● SET EXERCISE:
Everything in the listing except the pictures should be written out exactly.

● COLLECTED DATA:
▼▼▼

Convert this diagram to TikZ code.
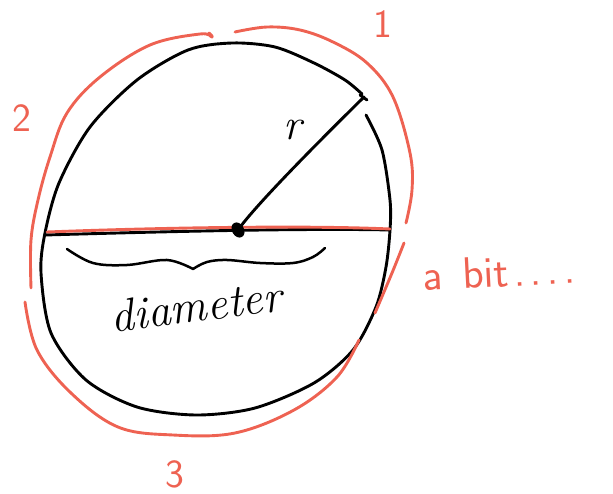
\documentclass[tikz,border=0pt]{standalone}
\usepackage{tikz}
\usetikzlibrary{calc}
\definecolor{lapiz}{RGB}{238,98,82}

\begin{document}
\begin{tikzpicture}[x=1pt,y=-1pt,line width=2.9pt,line cap=round,line join=round]
  \useasboundingbox (0,0) rectangle (613,494);
  \coordinate (C) at (238,230);             % centro
  \coordinate (Rr) at (364,97);             % extremo del radio
  \coordinate (Dl) at (45,235);             % diametro, izquierda
  \coordinate (Dr) at (390,230);            % diametro, derecha
  % circulo a mano (abierto junto al radio)
  \draw plot[smooth,tension=0.5] coordinates {(366,115) (382,150) (390,200) (390,230)
    (386,267) (376,307) (353,350) (314,383) (255,408) (196,415) (137,407) (86,380)
    (51,333) (41,273) (45,233) (59,183) (90,127) (137,80) (188,50) (232,43) (275,47)
    (314,63) (345,80) (362,94)};
  \draw (Dl) .. controls (150,232) and (300,228) .. (Dr);
  \draw[lapiz] ($(Dl)+(2,-3)$) .. controls (150,228) and (300,225) .. ($(Dr)+(0,-1)$);
  \draw (C) .. controls (252,210) and (300,160) .. (Rr);
  \draw (360,95)--(367,100);
  \fill[rotate around={-60:(C)}] (C) ellipse[x radius=8pt,y radius=6pt];
  \node (r) at (293,130) {\fontsize{44}{48}\selectfont\itshape r};
  % llave
  \draw[line width=2.5pt] plot[smooth,tension=0.6] coordinates {(67,249) (93,263) (127,265) (167,260) (193,269)};
  \draw[line width=2.5pt] plot[smooth,tension=0.6] coordinates {(193,269) (207,262) (227,260) (260,263) (293,263) (313,257) (325,248)};
  \node[rotate=7] (dia) at (196,306) {\fontsize{46}{50}\selectfont\itshape diameter};
  % arcos rojos
  \begin{scope}[lapiz]
    \draw plot[smooth,tension=0.6] coordinates {(235,32) (267,27) (300,30) (333,42) (367,63) (393,97) (410,153) (412,190) (406,223)};
    \draw plot[smooth,tension=0.6] coordinates {(209,33) (212,37) (200,34) (150,45) (100,77) (67,113) (50,157) (38,200) (31,240) (31,288)};
    \draw plot[smooth,tension=0.6] coordinates {(25,302) (37,350) (71,393) (118,427) (173,435) (235,433) (294,410) (337,377) (359,340)};
    \draw plot[smooth,tension=0.6] coordinates {(404,243) (392,273) (375,313)};
    \node (n1) at (383,24) {\fontsize{40}{44}\selectfont\sffamily 1};
    \node (n2) at (22,118) {\fontsize{40}{44}\selectfont\sffamily 2};
    \node (n3) at (175,474) {\fontsize{40}{44}\selectfont\sffamily 3};
    \node[anchor=west,rotate=3] (bit) at (418,276) {\fontsize{44}{48}\selectfont\sffamily a\kern0.15em\ bit\kern0.1em.\kern0.12em.\kern0.12em.\kern0.12em.};
  \end{scope}
\end{tikzpicture}
\end{document}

▲▲▲

● ANSWER BELOW:
Convert this diagram to TikZ code.
\documentclass[tikz,border=0pt]{standalone}
\usepackage{tikz}
\usetikzlibrary{calc}
\definecolor{lapiz}{RGB}{238,98,82}

\begin{document}
\begin{tikzpicture}[x=1pt,y=-1pt,line width=2.9pt,line cap=round,line join=round]
  \useasboundingbox (0,0) rectangle (613,494);
  \coordinate (C) at (238,230);             % centro
  \coordinate (Rr) at (364,97);             % extremo del radio
  \coordinate (Dl) at (45,235);             % diametro, izquierda
  \coordinate (Dr) at (390,230);            % diametro, derecha
  % circulo a mano (abierto junto al radio)
  \draw plot[smooth,tension=0.5] coordinates {(366,115) (382,150) (390,200) (390,230)
    (386,267) (376,307) (353,350) (314,383) (255,408) (196,415) (137,407) (86,380)
    (51,333) (41,273) (45,233) (59,183) (90,127) (137,80) (188,50) (232,43) (275,47)
    (314,63) (345,80) (362,94)};
  \draw (Dl) .. controls (150,232) and (300,228) .. (Dr);
  \draw[lapiz] ($(Dl)+(2,-3)$) .. controls (150,228) and (300,225) .. ($(Dr)+(0,-1)$);
  \draw (C) .. controls (252,210) and (300,160) .. (Rr);
  \draw (360,95)--(367,100);
  \fill[rotate around={-60:(C)}] (C) ellipse[x radius=8pt,y radius=6pt];
  \node (r) at (293,130) {\fontsize{44}{48}\selectfont\itshape r};
  % llave
  \draw[line width=2.5pt] plot[smooth,tension=0.6] coordinates {(67,249) (93,263) (127,265) (167,260) (193,269)};
  \draw[line width=2.5pt] plot[smooth,tension=0.6] coordinates {(193,269) (207,262) (227,260) (260,263) (293,263) (313,257) (325,248)};
  \node[rotate=7] (dia) at (196,306) {\fontsize{46}{50}\selectfont\itshape diameter};
  % arcos rojos
  \begin{scope}[lapiz]
    \draw plot[smooth,tension=0.6] coordinates {(235,32) (267,27) (300,30) (333,42) (367,63) (393,97) (410,153) (412,190) (406,223)};
    \draw plot[smooth,tension=0.6] coordinates {(209,33) (212,37) (200,34) (150,45) (100,77) (67,113) (50,157) (38,200) (31,240) (31,288)};
    \draw plot[smooth,tension=0.6] coordinates {(25,302) (37,350) (71,393) (118,427) (173,435) (235,433) (294,410) (337,377) (359,340)};
    \draw plot[smooth,tension=0.6] coordinates {(404,243) (392,273) (375,313)};
    \node (n1) at (383,24) {\fontsize{40}{44}\selectfont\sffamily 1};
    \node (n2) at (22,118) {\fontsize{40}{44}\selectfont\sffamily 2};
    \node (n3) at (175,474) {\fontsize{40}{44}\selectfont\sffamily 3};
    \node[anchor=west,rotate=3] (bit) at (418,276) {\fontsize{44}{48}\selectfont\sffamily a\kern0.15em\ bit\kern0.1em.\kern0.12em.\kern0.12em.\kern0.12em.};
  \end{scope}
\end{tikzpicture}
\end{document}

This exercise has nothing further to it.